Karl Chapman (Usher Hall, General Manager)      


John Stout (Regular Music, Promoter)


Kevin Buckle (Avalanche Records)


Olaf Furniss (Born To Be Wide, Director)



The first steps towards hopefully breathing new life into the Edinburgh rock and pop live music scene were taken on Monday 17th November at The Usher Hall. The City of Edinburgh Council decided to host an open “Live Music Matters” forum for musicians, promoters, venue owners and others to discuss and learn more about where the Edinburgh music scene is at the moment, as well as how it can be improved. 


With the initial ticket allocation of 60 being snapped up in 2 days, around 100 eagerly anticipated guests took their seats as the forum kicked off with a brief introduction from the chosen panel of Counsellor Norma Austin Hart (Culture and Sport Committee, Vice Convenor), Karl Chapman (Usher Hall, general manager), John Stout (Regular Music, promoter), Kevin Buckle (Avalanche Records) and Olaf Furniss (Born To Be Wide, director).


Each panel member gave a quick 5-minute speech on their profession and area of expertise before talking about their experiences of the live music scene. The room was then split into groups to discuss what we thought about the live music scene and how we thought it could be improved before providing our answers to the group as a whole at the end of the session.

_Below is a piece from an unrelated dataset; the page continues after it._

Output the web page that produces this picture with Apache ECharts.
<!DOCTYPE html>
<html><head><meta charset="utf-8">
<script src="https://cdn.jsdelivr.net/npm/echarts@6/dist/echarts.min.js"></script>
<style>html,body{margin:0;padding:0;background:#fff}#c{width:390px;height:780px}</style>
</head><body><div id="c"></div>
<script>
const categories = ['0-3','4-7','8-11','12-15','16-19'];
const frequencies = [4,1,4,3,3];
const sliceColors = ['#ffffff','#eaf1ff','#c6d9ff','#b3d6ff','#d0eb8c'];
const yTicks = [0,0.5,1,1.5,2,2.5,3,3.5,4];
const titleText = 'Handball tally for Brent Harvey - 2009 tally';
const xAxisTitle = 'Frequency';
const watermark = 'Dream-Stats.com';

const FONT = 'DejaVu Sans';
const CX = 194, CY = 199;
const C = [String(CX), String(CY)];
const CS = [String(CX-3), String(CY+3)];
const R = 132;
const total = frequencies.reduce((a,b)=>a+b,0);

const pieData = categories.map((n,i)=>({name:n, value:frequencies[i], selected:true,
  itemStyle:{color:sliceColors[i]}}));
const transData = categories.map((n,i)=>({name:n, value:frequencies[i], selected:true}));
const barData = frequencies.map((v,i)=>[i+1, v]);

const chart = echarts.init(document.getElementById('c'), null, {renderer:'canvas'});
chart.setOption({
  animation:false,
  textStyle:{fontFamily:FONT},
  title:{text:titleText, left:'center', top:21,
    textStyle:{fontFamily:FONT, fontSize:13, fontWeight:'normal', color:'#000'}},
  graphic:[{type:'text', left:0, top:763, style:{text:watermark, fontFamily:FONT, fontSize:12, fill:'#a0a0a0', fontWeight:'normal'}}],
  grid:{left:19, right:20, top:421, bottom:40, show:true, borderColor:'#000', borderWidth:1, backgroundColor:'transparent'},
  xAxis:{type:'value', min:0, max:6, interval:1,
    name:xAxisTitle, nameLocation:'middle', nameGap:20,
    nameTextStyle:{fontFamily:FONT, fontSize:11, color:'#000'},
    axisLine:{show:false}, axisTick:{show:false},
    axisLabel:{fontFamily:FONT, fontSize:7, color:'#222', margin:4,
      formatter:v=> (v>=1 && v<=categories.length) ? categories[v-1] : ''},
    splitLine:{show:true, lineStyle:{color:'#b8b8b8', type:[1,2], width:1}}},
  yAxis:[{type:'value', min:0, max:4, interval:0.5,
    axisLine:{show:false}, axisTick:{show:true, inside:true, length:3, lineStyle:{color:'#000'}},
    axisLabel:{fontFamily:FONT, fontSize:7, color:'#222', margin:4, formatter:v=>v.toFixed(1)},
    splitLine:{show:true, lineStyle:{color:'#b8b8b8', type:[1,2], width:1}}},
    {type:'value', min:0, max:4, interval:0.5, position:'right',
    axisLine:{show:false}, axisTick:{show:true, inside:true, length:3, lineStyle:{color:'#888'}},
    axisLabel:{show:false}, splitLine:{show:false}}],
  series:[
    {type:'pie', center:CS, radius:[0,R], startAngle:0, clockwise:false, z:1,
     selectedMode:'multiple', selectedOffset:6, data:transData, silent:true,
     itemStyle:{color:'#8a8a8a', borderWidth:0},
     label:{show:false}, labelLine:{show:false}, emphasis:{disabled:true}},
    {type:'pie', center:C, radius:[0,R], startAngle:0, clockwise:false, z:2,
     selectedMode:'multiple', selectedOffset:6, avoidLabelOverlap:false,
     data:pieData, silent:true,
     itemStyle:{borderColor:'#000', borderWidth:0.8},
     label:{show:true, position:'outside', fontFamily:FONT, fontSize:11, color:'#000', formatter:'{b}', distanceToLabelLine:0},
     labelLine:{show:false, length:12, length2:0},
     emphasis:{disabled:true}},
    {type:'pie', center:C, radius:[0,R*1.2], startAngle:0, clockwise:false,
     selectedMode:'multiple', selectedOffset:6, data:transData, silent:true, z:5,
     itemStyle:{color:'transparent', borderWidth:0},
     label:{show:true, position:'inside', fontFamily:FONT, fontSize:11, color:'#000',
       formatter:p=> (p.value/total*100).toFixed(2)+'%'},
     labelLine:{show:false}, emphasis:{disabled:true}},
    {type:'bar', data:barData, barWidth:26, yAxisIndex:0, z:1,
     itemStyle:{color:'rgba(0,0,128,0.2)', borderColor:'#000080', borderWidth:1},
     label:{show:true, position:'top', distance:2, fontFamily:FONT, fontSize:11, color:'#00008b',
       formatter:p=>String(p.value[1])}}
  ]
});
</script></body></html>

The general consensus from each group was that the current live music late-night “noise” laws in Edinburgh need to be changed ASAP. Edinburgh is the only city in Europe that has a “zero audibility clause”. Also, an apparent single complainer can not only stop certain music venues from advertising right outside its premises (The Queen’s Hall), but can also cause live music venues to be closed down by the council. Some pubs and clubs in Edinburgh are unable to have amplified performances if they are located in a residential area (The Pear Tree isn’t allowed a drum kit on its beer garden stage), yet these rules appear to be relaxed during August, which begs the question at to how and why? 

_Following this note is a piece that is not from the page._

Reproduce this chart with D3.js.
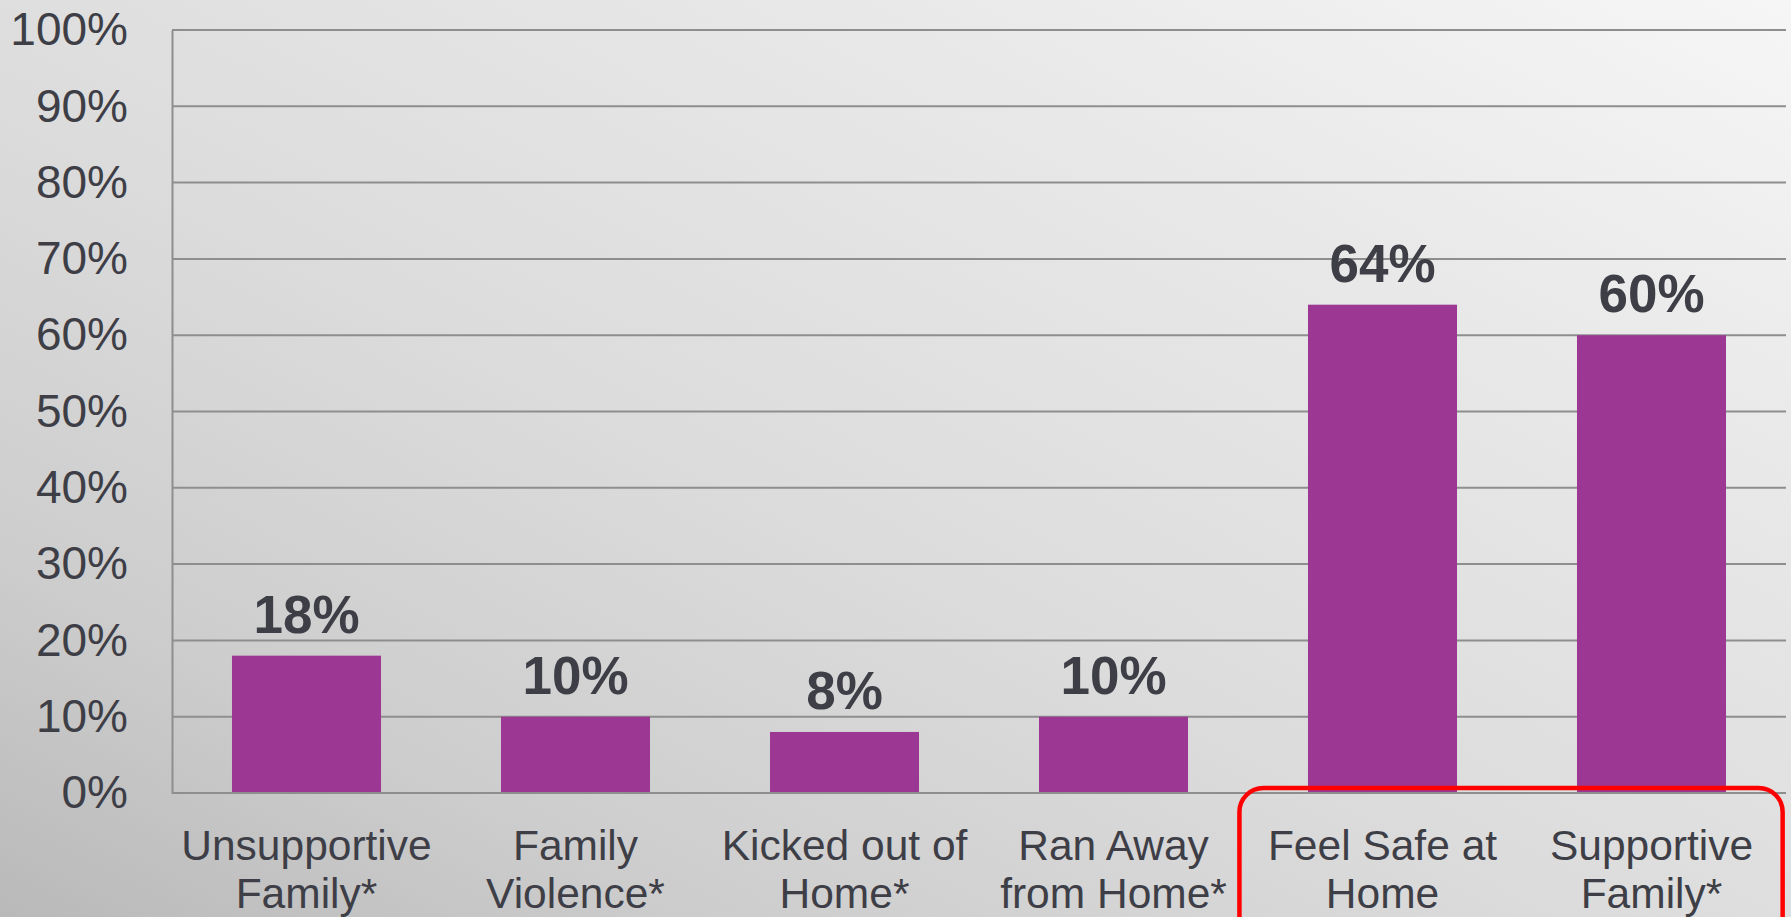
<!DOCTYPE html>
<html>
<head>
<meta charset="utf-8">
<script src="https://cdn.jsdelivr.net/npm/d3@7"></script>
<style>
    html, body { margin: 0; padding: 0; overflow: hidden; }
    svg { display: block; }
</style>
</head>
<body>
<svg id="chart" width="1791" height="917"></svg>
<script>
(function () {
    'use strict';

    // categories (two lines each) and values in percent
    const categories = [
        ['Unsupportive', 'Family*'],
        ['Family', 'Violence*'],
        ['Kicked out of', 'Home*'],
        ['Ran Away', 'from Home*'],
        ['Feel Safe at', 'Home'],
        ['Supportive', 'Family*']
    ];
    const values = [18, 10, 8, 10, 64, 60];
    const yTicks = [0, 10, 20, 30, 40, 50, 60, 70, 80, 90, 100];
    const highlighted = [4, 5];

    const W = 1791, H = 917;
    const ma = { top: 30, right: 5, bottom: 124, left: 172 };
    const wi = W - ma.left - ma.right;
    const he = H - ma.top - ma.bottom;

    const sv = d3.select('#chart');

    // background
    const defs = sv.append('defs');
    const bg = defs.append('linearGradient')
        .attr('id', 'bg')
        .attr('x1', '0%').attr('y1', '100%')
        .attr('x2', '100%').attr('y2', '0%');
    bg.append('stop').attr('offset', '0%').attr('stop-color', '#b9b9b9');
    bg.append('stop').attr('offset', '20%').attr('stop-color', '#cdcdcd');
    bg.append('stop').attr('offset', '45%').attr('stop-color', '#dcdcdc');
    bg.append('stop').attr('offset', '75%').attr('stop-color', '#e9e9e9');
    bg.append('stop').attr('offset', '100%').attr('stop-color', '#f6f6f6');
    sv.append('rect').attr('width', W).attr('height', H).attr('fill', 'url(#bg)');

    const gr = sv.append('g').attr('transform', `translate(${ma.left},${ma.top})`);

    const keys = categories.map((d, i) => i);
    const x_sc = d3.scaleBand().domain(keys).range([0, wi])
        .paddingInner(0.446).paddingOuter(0.223);
    const y_sc = d3.scaleLinear().domain([0, 100]).range([he, 0]);

    const txt = '#3e3e47';
    const font = 'Liberation Sans, Arial, sans-serif';

    // gridlines
    gr.append('g')
        .selectAll('line')
        .data(yTicks)
        .enter()
        .append('line')
        .attr('x1', 0).attr('x2', wi)
        .attr('y1', d => y_sc(d)).attr('y2', d => y_sc(d))
        .attr('stroke', '#8e8e8e')
        .attr('stroke-width', 2);

    // y axis
    const y_ax = gr.append('g')
        .call(d3.axisLeft(y_sc).tickValues(yTicks).tickSize(0).tickPadding(44).tickFormat(d => d + '%'));
    y_ax.select('.domain').attr('stroke', '#8e8e8e').attr('stroke-width', 2);
    y_ax.selectAll('text')
        .attr('fill', txt)
        .style('font-family', font)
        .style('font-size', '46px');

    // bars
    gr.selectAll('.bar')
        .data(values)
        .enter()
        .append('rect')
        .attr('class', 'bar')
        .attr('x', (d, i) => x_sc(i))
        .attr('width', x_sc.bandwidth())
        .attr('y', d => y_sc(d))
        .attr('height', d => he - y_sc(d))
        .attr('fill', '#9c3894');

    // value labels
    gr.selectAll('.val')
        .data(values)
        .enter()
        .append('text')
        .attr('class', 'val')
        .attr('x', (d, i) => x_sc(i) + x_sc.bandwidth() / 2)
        .attr('y', d => y_sc(d) - 23)
        .attr('text-anchor', 'middle')
        .attr('fill', txt)
        .style('font-family', font)
        .style('font-size', '53px')
        .style('font-weight', 'bold')
        .text(d => d + '%');

    // category labels
    const cat = gr.selectAll('.cat')
        .data(categories)
        .enter()
        .append('text')
        .attr('class', 'cat')
        .attr('text-anchor', 'middle')
        .attr('fill', txt)
        .style('font-family', font)
        .style('font-size', '42.5px');
    cat.selectAll('tspan')
        .data((d, i) => d.map((t, j) => ({ t: t, i: i, j: j })))
        .enter()
        .append('tspan')
        .attr('x', d => x_sc(d.i) + x_sc.bandwidth() / 2)
        .attr('y', d => he + 67 + d.j * 48)
        .text(d => d.t);

    // x axis baseline
    gr.append('line')
        .attr('x1', 0).attr('x2', wi)
        .attr('y1', he).attr('y2', he)
        .attr('stroke', '#8e8e8e')
        .attr('stroke-width', 2);

    // highlight box
    const bw = x_sc.bandwidth();
    const hx0 = x_sc(highlighted[0]) - bw * 0.46;
    const hx1 = x_sc(highlighted[highlighted.length - 1]) + bw * 1.38;
    gr.append('rect')
        .attr('x', hx0)
        .attr('y', he - 5)
        .attr('width', hx1 - hx0)
        .attr('height', 200)
        .attr('rx', 24)
        .attr('fill', 'none')
        .attr('stroke', '#ff0000')
        .attr('stroke-width', 4.5);
})();
</script>
</body>
</html>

Glasgow’s iconic live music venue King Tut’s was apparently almost closed down years back due to one man from the licensing department of Glasgow City Council’s obsession with the venues noise levels. A local counsellor at the time intervened, the matter was quickly resolved and the rest is history.  


Musicians have been making changes to their sets and performances to fit in with council regulations for a while now, but the general vibe from many was that the council haven’t been meeting them half way. This needs to change if anything is going to be achieved and the impression from Counsellor Norma Austin Hart was that it would. 


The council is currently looking to redesign its “Cultural Policy” (last amended in 1999) and it was also suggested that a plan be put in place to prevent venues being sold to companies looking to use them for an alternate purpose i.e. The Picture House.   


On Tuesday it was announced that the council had granted JD Wetherspoons planning permission for the internal and external alterations of the former live music venue, thus paving the way for it to be turned into a public house. 


Now is very much the time for the City of Edinburgh Council and the public to work hand in hand to try and improve its live music scene and make every month a reason for people to visit and enjoy live music, not just the month of August.  


Monday was the first step on that road… 


*A further meeting is due to be held in around 4 months time.